***** Exercise materials *****
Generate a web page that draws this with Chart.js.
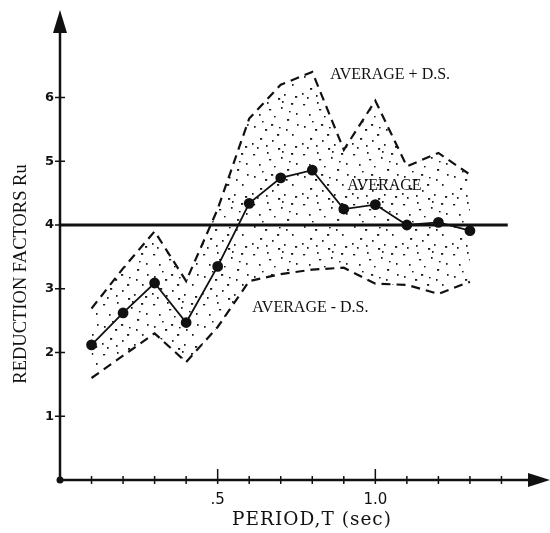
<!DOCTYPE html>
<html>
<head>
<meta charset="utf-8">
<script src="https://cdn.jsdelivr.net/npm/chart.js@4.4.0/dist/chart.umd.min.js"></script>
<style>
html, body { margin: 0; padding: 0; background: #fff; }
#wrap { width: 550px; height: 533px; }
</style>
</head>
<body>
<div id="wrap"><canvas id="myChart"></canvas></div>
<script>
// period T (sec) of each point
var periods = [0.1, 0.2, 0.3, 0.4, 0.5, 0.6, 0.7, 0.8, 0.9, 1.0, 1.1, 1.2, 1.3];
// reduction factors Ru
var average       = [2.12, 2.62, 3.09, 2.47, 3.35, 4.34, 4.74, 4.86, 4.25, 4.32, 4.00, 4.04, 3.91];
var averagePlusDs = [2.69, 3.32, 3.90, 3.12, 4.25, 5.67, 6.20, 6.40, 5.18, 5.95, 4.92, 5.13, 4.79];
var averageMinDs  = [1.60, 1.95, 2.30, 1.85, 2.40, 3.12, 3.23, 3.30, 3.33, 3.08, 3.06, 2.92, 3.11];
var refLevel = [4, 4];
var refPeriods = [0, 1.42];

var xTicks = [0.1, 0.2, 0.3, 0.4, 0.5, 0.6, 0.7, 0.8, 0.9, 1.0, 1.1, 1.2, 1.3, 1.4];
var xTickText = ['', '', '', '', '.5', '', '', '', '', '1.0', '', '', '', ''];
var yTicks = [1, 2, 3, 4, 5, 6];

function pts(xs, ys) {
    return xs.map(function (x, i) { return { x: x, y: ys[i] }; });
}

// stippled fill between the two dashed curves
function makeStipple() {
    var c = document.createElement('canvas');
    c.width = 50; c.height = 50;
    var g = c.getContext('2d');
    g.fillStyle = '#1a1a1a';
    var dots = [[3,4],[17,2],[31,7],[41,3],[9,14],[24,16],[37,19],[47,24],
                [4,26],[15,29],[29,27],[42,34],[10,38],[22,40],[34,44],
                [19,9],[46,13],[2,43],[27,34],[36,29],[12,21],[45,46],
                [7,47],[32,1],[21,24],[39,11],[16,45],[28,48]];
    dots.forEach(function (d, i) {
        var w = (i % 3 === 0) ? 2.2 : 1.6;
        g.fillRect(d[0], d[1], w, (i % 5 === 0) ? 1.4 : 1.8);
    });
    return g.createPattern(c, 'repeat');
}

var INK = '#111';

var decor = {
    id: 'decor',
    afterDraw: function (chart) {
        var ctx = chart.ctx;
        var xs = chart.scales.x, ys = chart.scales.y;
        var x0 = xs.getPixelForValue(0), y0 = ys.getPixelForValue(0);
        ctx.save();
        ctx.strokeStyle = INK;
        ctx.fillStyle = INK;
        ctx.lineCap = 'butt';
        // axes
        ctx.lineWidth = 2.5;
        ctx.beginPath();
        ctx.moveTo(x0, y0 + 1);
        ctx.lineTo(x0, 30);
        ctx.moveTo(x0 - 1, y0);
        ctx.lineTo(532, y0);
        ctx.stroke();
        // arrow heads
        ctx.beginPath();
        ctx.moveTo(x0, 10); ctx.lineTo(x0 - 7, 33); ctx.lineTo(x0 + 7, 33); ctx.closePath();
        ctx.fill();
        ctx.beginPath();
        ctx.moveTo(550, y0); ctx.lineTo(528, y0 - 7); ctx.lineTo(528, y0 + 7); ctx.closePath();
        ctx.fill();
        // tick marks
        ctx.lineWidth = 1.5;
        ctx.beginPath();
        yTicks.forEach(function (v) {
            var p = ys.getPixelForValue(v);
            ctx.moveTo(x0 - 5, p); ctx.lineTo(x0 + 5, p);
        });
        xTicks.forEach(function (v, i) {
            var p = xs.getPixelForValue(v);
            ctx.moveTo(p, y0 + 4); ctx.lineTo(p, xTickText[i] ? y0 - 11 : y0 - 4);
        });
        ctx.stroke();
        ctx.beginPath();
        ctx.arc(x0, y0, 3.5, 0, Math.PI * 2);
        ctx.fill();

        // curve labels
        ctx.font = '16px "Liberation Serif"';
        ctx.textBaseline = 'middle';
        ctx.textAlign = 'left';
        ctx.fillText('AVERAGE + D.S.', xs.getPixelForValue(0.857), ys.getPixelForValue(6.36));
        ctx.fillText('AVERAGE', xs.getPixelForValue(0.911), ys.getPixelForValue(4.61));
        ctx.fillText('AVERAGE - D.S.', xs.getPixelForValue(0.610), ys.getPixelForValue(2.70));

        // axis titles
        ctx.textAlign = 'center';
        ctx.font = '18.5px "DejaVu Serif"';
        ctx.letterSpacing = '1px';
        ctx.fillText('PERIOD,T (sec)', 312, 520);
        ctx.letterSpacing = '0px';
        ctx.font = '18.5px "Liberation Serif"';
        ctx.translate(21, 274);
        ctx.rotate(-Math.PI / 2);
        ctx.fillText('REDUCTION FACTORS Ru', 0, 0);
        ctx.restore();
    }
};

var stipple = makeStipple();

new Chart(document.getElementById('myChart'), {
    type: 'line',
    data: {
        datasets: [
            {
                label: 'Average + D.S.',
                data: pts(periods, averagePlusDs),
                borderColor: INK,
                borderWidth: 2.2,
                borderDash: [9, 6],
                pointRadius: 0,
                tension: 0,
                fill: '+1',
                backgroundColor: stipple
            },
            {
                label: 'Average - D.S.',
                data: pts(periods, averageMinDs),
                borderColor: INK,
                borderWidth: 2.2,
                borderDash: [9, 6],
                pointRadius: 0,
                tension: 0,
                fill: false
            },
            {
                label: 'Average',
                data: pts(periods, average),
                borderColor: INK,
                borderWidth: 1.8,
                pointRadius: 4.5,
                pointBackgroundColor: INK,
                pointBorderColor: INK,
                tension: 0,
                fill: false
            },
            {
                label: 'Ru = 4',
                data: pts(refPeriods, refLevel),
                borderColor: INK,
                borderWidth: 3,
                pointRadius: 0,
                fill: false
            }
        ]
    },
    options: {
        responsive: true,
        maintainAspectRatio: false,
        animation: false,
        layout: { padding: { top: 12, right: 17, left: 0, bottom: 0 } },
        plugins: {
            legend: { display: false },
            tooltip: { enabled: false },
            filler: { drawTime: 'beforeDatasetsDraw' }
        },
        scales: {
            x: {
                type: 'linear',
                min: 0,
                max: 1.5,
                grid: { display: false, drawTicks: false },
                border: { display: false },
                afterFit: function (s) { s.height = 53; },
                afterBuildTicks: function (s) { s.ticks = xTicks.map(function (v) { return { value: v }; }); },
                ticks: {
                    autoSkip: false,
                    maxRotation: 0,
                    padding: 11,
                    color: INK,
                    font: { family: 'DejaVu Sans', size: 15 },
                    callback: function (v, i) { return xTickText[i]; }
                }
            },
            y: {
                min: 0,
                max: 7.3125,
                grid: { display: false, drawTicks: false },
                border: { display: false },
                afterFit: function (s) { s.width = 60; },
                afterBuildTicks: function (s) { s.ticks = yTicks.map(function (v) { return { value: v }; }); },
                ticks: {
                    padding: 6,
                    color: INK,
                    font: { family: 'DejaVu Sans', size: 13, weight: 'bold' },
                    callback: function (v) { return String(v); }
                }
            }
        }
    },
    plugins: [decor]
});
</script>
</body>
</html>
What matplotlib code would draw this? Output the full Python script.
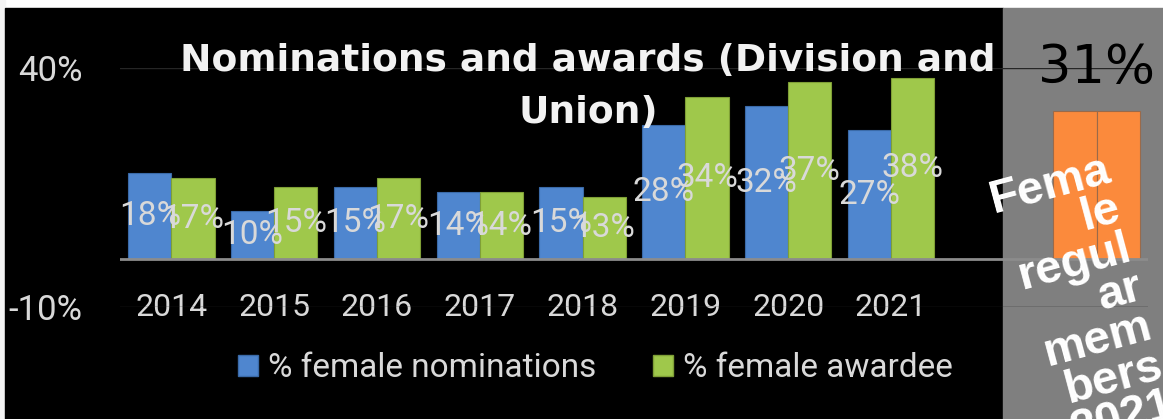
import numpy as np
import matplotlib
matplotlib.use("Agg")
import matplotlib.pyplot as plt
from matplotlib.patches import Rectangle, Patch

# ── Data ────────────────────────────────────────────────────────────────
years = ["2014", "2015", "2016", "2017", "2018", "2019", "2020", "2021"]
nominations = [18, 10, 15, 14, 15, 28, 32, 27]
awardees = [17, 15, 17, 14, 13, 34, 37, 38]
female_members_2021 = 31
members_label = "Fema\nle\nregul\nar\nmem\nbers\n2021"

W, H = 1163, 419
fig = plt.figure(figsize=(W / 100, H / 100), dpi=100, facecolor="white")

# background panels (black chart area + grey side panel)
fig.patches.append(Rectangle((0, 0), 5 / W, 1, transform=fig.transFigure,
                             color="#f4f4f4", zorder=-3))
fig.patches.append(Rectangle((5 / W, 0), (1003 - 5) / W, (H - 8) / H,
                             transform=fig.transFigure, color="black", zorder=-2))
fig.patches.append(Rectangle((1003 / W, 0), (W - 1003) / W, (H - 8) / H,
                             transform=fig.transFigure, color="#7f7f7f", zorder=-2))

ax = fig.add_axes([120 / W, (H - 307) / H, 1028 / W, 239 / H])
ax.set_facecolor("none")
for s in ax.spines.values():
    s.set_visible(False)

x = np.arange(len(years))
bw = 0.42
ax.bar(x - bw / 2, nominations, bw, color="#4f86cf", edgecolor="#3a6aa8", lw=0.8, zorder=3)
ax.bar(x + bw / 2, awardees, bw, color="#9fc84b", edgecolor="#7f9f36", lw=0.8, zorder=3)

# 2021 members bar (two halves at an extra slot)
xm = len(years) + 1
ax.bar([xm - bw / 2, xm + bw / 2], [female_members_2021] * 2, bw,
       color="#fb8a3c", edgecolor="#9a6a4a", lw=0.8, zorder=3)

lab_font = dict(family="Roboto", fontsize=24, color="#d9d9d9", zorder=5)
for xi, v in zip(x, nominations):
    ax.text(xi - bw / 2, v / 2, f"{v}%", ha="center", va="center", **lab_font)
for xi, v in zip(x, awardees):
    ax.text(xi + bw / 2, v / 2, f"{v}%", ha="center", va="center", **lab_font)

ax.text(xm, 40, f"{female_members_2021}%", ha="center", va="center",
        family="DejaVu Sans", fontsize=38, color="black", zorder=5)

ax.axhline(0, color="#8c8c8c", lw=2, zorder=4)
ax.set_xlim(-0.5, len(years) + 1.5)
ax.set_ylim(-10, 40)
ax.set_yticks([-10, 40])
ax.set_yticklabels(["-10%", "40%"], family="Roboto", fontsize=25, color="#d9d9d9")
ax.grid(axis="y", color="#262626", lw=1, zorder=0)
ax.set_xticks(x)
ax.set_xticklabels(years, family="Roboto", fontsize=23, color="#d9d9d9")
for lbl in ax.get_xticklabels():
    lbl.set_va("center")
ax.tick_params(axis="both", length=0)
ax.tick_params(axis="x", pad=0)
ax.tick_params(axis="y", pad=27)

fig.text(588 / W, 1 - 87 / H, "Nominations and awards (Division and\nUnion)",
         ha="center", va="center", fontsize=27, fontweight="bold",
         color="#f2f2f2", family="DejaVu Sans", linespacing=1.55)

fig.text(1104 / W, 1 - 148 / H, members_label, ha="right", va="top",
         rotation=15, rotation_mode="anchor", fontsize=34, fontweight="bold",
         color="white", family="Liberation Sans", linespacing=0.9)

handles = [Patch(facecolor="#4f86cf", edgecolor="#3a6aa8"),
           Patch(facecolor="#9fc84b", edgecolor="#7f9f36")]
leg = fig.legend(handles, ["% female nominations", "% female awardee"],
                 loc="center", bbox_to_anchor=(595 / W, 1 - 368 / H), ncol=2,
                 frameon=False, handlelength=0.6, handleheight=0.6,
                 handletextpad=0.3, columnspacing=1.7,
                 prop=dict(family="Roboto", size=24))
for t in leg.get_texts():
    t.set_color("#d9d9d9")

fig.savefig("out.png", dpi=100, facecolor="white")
*****
To be done: Pull out all lines containing "matplotlib".

Complete response:
What matplotlib code would draw this? Output the full Python script.
import matplotlib
matplotlib.use("Agg")
import matplotlib.pyplot as plt
from matplotlib.patches import Rectangle, Patch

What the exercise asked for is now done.